Transcribe every line from the top down to the line with "const slope4b = [[1.59e5, 0.0076], [1.0e7, 1.34e5]];", both ends included, but not the pictures.

- GIVEN INFORMATION -
-- BEGIN --

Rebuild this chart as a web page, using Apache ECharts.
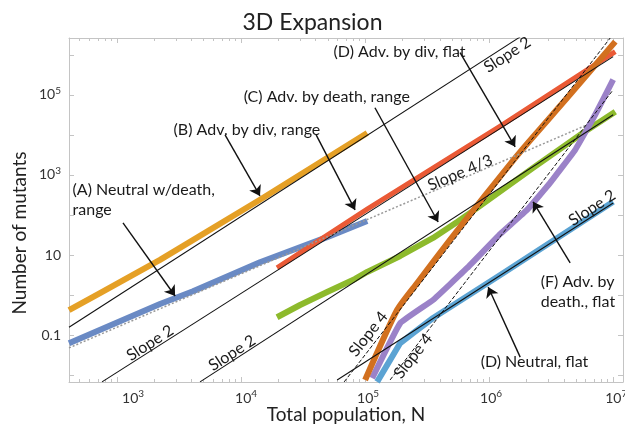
<!DOCTYPE html>
<html>
<head>
<meta charset="utf-8">
<script src="https://cdn.jsdelivr.net/npm/echarts@6/dist/echarts.min.js"></script>
<style>
  html, body { margin: 0; padding: 0; background: #fff; }
  #chart { width: 625px; height: 430px; }
</style>
</head>
<body>
<div id="chart"></div>
<script>
// Mutant counts vs. total population for 3D expansions (log-log)
const FONT = 'Lato, "Open Sans", sans-serif';

// Simulation curves: [total population N, number of mutants]
const advDivRange = [[410, 0.42], [729, 1.12], [2220, 7.6], [1.42e4, 240], [1.04e5, 1.12e4]];
const neutralDeathRange = [[410, 0.063], [2220, 0.6], [4100, 1.25], [1.42e4, 6.6], [4.94e4, 28], [1.04e5, 71]];
const advDivRange2 = [[1.95e4, 4.8], [1.04e5, 140], [1.23e6, 1.65e4], [1.04e7, 1.2e6]];
const advDeathRange = [[1.95e4, 0.28], [2.99e4, 0.566], [4.94e4, 1.2], [8.3e4, 2.53], [1.04e5, 3.78],
  [1.92e5, 9.5], [3.53e5, 26.8], [5.52e5, 67], [8.46e5, 169], [2.26e6, 1505], [5.73e6, 1.13e4], [1.04e7, 3.8e4]];
const advDivFlat = [[1.0e5, 0.0076], [1.81e5, 0.424], [2.63e5, 2.01], [4.84e5, 23.9], [8.95e5, 268],
  [1.78e6, 3780], [4.26e6, 8.46e4], [1.04e7, 2.13e6]];
const advDeathFlat = [[1.14e5, 0.00846], [1.92e5, 0.2], [3.53e5, 0.754], [6.65e5, 4.76], [1.23e6, 33.7],
  [2.02e6, 134], [3.10e6, 635], [4.94e6, 4240], [7.16e6, 3.18e4], [1.0e7, 2.39e5]];
const neutralFlat = [[1.25e5, 0.0068], [1.92e5, 0.0635], [2.44e5, 0.113], [3.53e5, 0.268], [1.23e6, 3.18], [1.0e7, 213]];

// Power-law guide lines (end points)
const slope2a = [[410, 0.158], [1.78e6, 2.8e6]];
const slope2b = [[757, 0.0068], [1.0e7, 9.0e5]];
const slope2c = [[4670, 0.0068], [1.0e7, 3.2e4]];
const slope2d = [[5.95e4, 0.0076], [1.0e7, 200]];
const slope43 = [[410, 0.048], [5.95e6, 1.7e4]];
const slope4a = [[6.78e4, 0.0068], [9.46e6, 2.63e6]];
const slope4b = [[1.59e5, 0.0076], [1.0e7, 1.34e5]];

// Axis ticks and labels
const xMajor = [1e3, 1e4, 1e5, 1e6, 1e7];
const xMajorExp = ['3', '4', '5', '6', '7'];
const yMajor = [0.01, 0.1, 1, 10, 1e2, 1e3, 1e4, 1e5, 1e6];
const yLabelValues = [0.1, 10, 1e3, 1e5];
const yLabelBase = ['0.1', '10', '10', '10'];
const yLabelExp = ['', '', '3', '5'];
const xMinor = [];
[100, 1e3, 1e4, 1e5, 1e6, 1e7].forEach(d => { for (let k = 2; k <= 9; k++) xMinor.push(d * k); });

// Annotation text: [N, mutants, text]
const notes = [
  [434, 424, '(A) Neutral w/death,'],
  [434, 134, 'range'],
  [2830, 1.34e4, '(B) Adv. by div, range'],
  [1.04e4, 8.97e4, '(C) Adv. by death, range'],
  [5.52e4, 1.2e6, '(D) Adv. by div, flat'],
  [2.58e6, 2.13, '(F) Adv. by'],
  [2.58e6, 0.672, 'death., flat'],
  [8.46e5, 0.0213, '(D) Neutral, flat']
];
// Guide-line captions: [N, mutants, text, rotation in degrees]
const slopeNotes = [
  [1.4e6, 1.0e6, 'Slope 2', 33],
  [5.83e5, 1128, 'Slope 4/3', 23],
  [1845, 0.0635, 'Slope 2', 33],
  [8460, 0.0357, 'Slope 2', 33],
  [1.06e5, 0.1066, 'Slope 4', 52],
  [2.44e5, 0.030, 'Slope 4', 52],
  [6.77e6, 150, 'Slope 2', 33]
];
// Arrows: [tail, head]
const arrows = [
  [[1117, 63.4], [2940, 0.95]],
  [[7430, 1.006e4], [1.42e4, 300]],
  [[4.03e4, 1.0e4], [8.3e4, 134]],
  [[1.2e5, 4.76e4], [3.88e5, 67]],
  [[5.83e5, 1.13e6], [1.62e6, 5040]],
  [[4.5e6, 6.35], [2.26e6, 213]],
  [[1.78e6, 0.0283], [9.82e5, 1.59]]
];

const X_MIN = 410, X_MAX = 1.2e7, Y_MIN = 0.00676, Y_MAX = 2.63e6;
const BORDER = '#c4c4c4';
const CLEAR = 'rgba(0,0,0,0)';
const INK = '#1a1a1a';
// horizontal nudge (px) of each x tick label
const xLabelNudge = [16, 5, 3, 2, 3];

function thick(name, data, color, width, smooth) {
  return { name, type: 'line', data, showSymbol: false, symbol: 'none', clip: true, z: 2,
    smooth: smooth || false,
    lineStyle: { color, width, cap: 'butt', join: 'round' }, emphasis: { disabled: true } };
}
function guide(name, data, type, color, width) {
  return { name, type: 'line', data, showSymbol: false, symbol: 'none', clip: true, z: 3,
    lineStyle: { color, width, type }, emphasis: { disabled: true } };
}

const supRich = {
  b: { fontSize: 14, color: '#333', fontFamily: FONT, lineHeight: 18 },
  s: { fontSize: 10, color: '#333', fontFamily: FONT, lineHeight: 10, verticalAlign: 'top' }
};
const xRich = Object.assign({}, supRich);
xLabelNudge.forEach((n, i) => {
  xRich['b' + i] = Object.assign({}, supRich.b, { padding: [0, 0, 0, 2 * n] });
});

const chart = echarts.init(document.getElementById('chart'), null, { renderer: 'canvas' });
const bare = { axisLine: { show: false }, splitLine: { show: false }, axisLabel: { show: false } };

chart.setOption({
  animation: false,
  backgroundColor: '#fff',
  title: { text: '3D Expansion', left: 'center', top: 6,
    textStyle: { fontFamily: FONT, fontSize: 23, fontWeight: 'normal', color: '#222' } },
  grid: { left: 69, right: 2, top: 38, bottom: 48, containLabel: false, outerBoundsMode: 'none' },
  xAxis: [
    { type: 'log', min: X_MIN, max: X_MAX, position: 'bottom',
      axisLine: { show: true, lineStyle: { color: BORDER, width: 1 } },
      axisTick: { show: true, inside: true, length: 5, customValues: xMajor, lineStyle: { color: BORDER } },
      axisLabel: { show: true, margin: 7, customValues: xMajor,
        formatter: v => { const i = xMajor.findIndex(t => Math.abs(t - v) / t < 1e-6);
          return '{b' + i + '|10}{s|' + xMajorExp[i] + '}'; },
        rich: xRich },
      splitLine: { show: false },
      name: 'Total population, N', nameLocation: 'middle', nameGap: 23, nameMoveOverlap: false,
      nameTextStyle: { fontFamily: FONT, fontSize: 19, color: '#222' } },
    Object.assign({ type: 'log', min: X_MIN, max: X_MAX, position: 'bottom',
      axisTick: { show: true, inside: true, length: 3, customValues: xMinor, lineStyle: { color: BORDER } } }, bare),
    { type: 'log', min: X_MIN, max: X_MAX, position: 'top',
      axisLine: { show: true, lineStyle: { color: BORDER } },
      axisTick: { show: true, inside: true, length: 5, customValues: xMajor, lineStyle: { color: BORDER } },
      axisLabel: { show: false }, splitLine: { show: false } },
    Object.assign({ type: 'log', min: X_MIN, max: X_MAX, position: 'top',
      axisTick: { show: true, inside: true, length: 3, customValues: xMinor, lineStyle: { color: BORDER } } }, bare)
  ],
  yAxis: [
    { type: 'log', min: Y_MIN, max: Y_MAX, position: 'left',
      axisLine: { show: true, lineStyle: { color: BORDER } },
      axisTick: { show: true, inside: true, length: 5, customValues: yMajor, lineStyle: { color: BORDER } },
      axisLabel: { show: true, margin: 8, customValues: yLabelValues,
        formatter: v => { const i = yLabelValues.findIndex(t => Math.abs(t - v) / t < 1e-6);
          return '{b|' + yLabelBase[i] + '}' + (yLabelExp[i] ? '{s|' + yLabelExp[i] + '}' : ''); },
        rich: supRich },
      splitLine: { show: false },
      name: 'Number of mutants', nameLocation: 'middle', nameGap: 40, nameMoveOverlap: false,
      nameTextStyle: { fontFamily: FONT, fontSize: 19, color: '#222', padding: [0, 46, 0, 0] } },
    { type: 'log', min: Y_MIN, max: Y_MAX, position: 'right',
      axisLine: { show: true, lineStyle: { color: BORDER } },
      axisTick: { show: true, inside: true, length: 5, customValues: yMajor, lineStyle: { color: BORDER } },
      axisLabel: { show: false }, splitLine: { show: false } }
  ],
  series: [
    thick('Adv. by div, range', advDivRange, '#E5A026', 6),
    thick('Neutral w/death, range', neutralDeathRange, '#6A8AC4', 6),
    thick('Adv. by div, range (late)', advDivRange2, '#EA5A36', 5),
    thick('Adv. by death, range', advDeathRange, '#8DBA2C', 6),
    thick('Adv. by death, flat', advDeathFlat, '#9B82C8', 6, 0.08),
    thick('Neutral, flat', neutralFlat, '#5BA3D3', 6),
    thick('Adv. by div, flat', advDivFlat, '#D2701F', 6, 0.2),
    guide('slope 2 a', slope2a, 'solid', '#111', 1.1),
    guide('slope 2 b', slope2b, 'solid', '#111', 1.1),
    guide('slope 2 c', slope2c, 'solid', '#111', 1.1),
    guide('slope 2 d', slope2d, 'solid', '#111', 1.1),
    guide('slope 4/3', slope43, [2, 2], '#999', 1.5),
    guide('slope 4 a', slope4a, [4, 2], '#111', 1),
    guide('slope 4 b', slope4b, [4, 2], '#111', 1),
    { name: 'notes', type: 'scatter', symbol: 'circle', symbolSize: 1, z: 5, silent: true,
      itemStyle: { color: CLEAR, opacity: 1 },
      data: notes.map(n => ({ value: [n[0], n[1]], label: { formatter: n[2] } })),
      label: { show: true, position: 'right', distance: 0, align: 'left', verticalAlign: 'middle',
        fontFamily: FONT, fontSize: 16, color: INK, opacity: 1 } },
    { name: 'slope labels', type: 'scatter', symbol: 'circle', symbolSize: 1, z: 5, silent: true,
      itemStyle: { color: CLEAR, opacity: 1 },
      data: slopeNotes.map(n => ({ value: [n[0], n[1]], label: { formatter: n[2], rotate: n[3] } })),
      label: { show: true, position: 'inside', align: 'center', verticalAlign: 'middle',
        fontFamily: FONT, fontSize: 16, color: INK, opacity: 1 } },
    { name: 'arrows', type: 'lines', coordinateSystem: 'cartesian2d', z: 6, silent: true,
      symbol: ['none', 'arrow'], symbolSize: 10,
      lineStyle: { color: '#111', width: 1.4, opacity: 1, curveness: 0 },
      data: arrows.map(a => ({ coords: [a[0], a[1]] })) }
  ]
});
</script>
</body>
</html>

-- END --

- ANSWER TO THIS PROBLEM -
Rebuild this chart as a web page, using Apache ECharts.
<!DOCTYPE html>
<html>
<head>
<meta charset="utf-8">
<script src="https://cdn.jsdelivr.net/npm/echarts@6/dist/echarts.min.js"></script>
<style>
  html, body { margin: 0; padding: 0; background: #fff; }
  #chart { width: 625px; height: 430px; }
</style>
</head>
<body>
<div id="chart"></div>
<script>
// Mutant counts vs. total population for 3D expansions (log-log)
const FONT = 'Lato, "Open Sans", sans-serif';

// Simulation curves: [total population N, number of mutants]
const advDivRange = [[410, 0.42], [729, 1.12], [2220, 7.6], [1.42e4, 240], [1.04e5, 1.12e4]];
const neutralDeathRange = [[410, 0.063], [2220, 0.6], [4100, 1.25], [1.42e4, 6.6], [4.94e4, 28], [1.04e5, 71]];
const advDivRange2 = [[1.95e4, 4.8], [1.04e5, 140], [1.23e6, 1.65e4], [1.04e7, 1.2e6]];
const advDeathRange = [[1.95e4, 0.28], [2.99e4, 0.566], [4.94e4, 1.2], [8.3e4, 2.53], [1.04e5, 3.78],
  [1.92e5, 9.5], [3.53e5, 26.8], [5.52e5, 67], [8.46e5, 169], [2.26e6, 1505], [5.73e6, 1.13e4], [1.04e7, 3.8e4]];
const advDivFlat = [[1.0e5, 0.0076], [1.81e5, 0.424], [2.63e5, 2.01], [4.84e5, 23.9], [8.95e5, 268],
  [1.78e6, 3780], [4.26e6, 8.46e4], [1.04e7, 2.13e6]];
const advDeathFlat = [[1.14e5, 0.00846], [1.92e5, 0.2], [3.53e5, 0.754], [6.65e5, 4.76], [1.23e6, 33.7],
  [2.02e6, 134], [3.10e6, 635], [4.94e6, 4240], [7.16e6, 3.18e4], [1.0e7, 2.39e5]];
const neutralFlat = [[1.25e5, 0.0068], [1.92e5, 0.0635], [2.44e5, 0.113], [3.53e5, 0.268], [1.23e6, 3.18], [1.0e7, 213]];

// Power-law guide lines (end points)
const slope2a = [[410, 0.158], [1.78e6, 2.8e6]];
const slope2b = [[757, 0.0068], [1.0e7, 9.0e5]];
const slope2c = [[4670, 0.0068], [1.0e7, 3.2e4]];
const slope2d = [[5.95e4, 0.0076], [1.0e7, 200]];
const slope43 = [[410, 0.048], [5.95e6, 1.7e4]];
const slope4a = [[6.78e4, 0.0068], [9.46e6, 2.63e6]];
const slope4b = [[1.59e5, 0.0076], [1.0e7, 1.34e5]];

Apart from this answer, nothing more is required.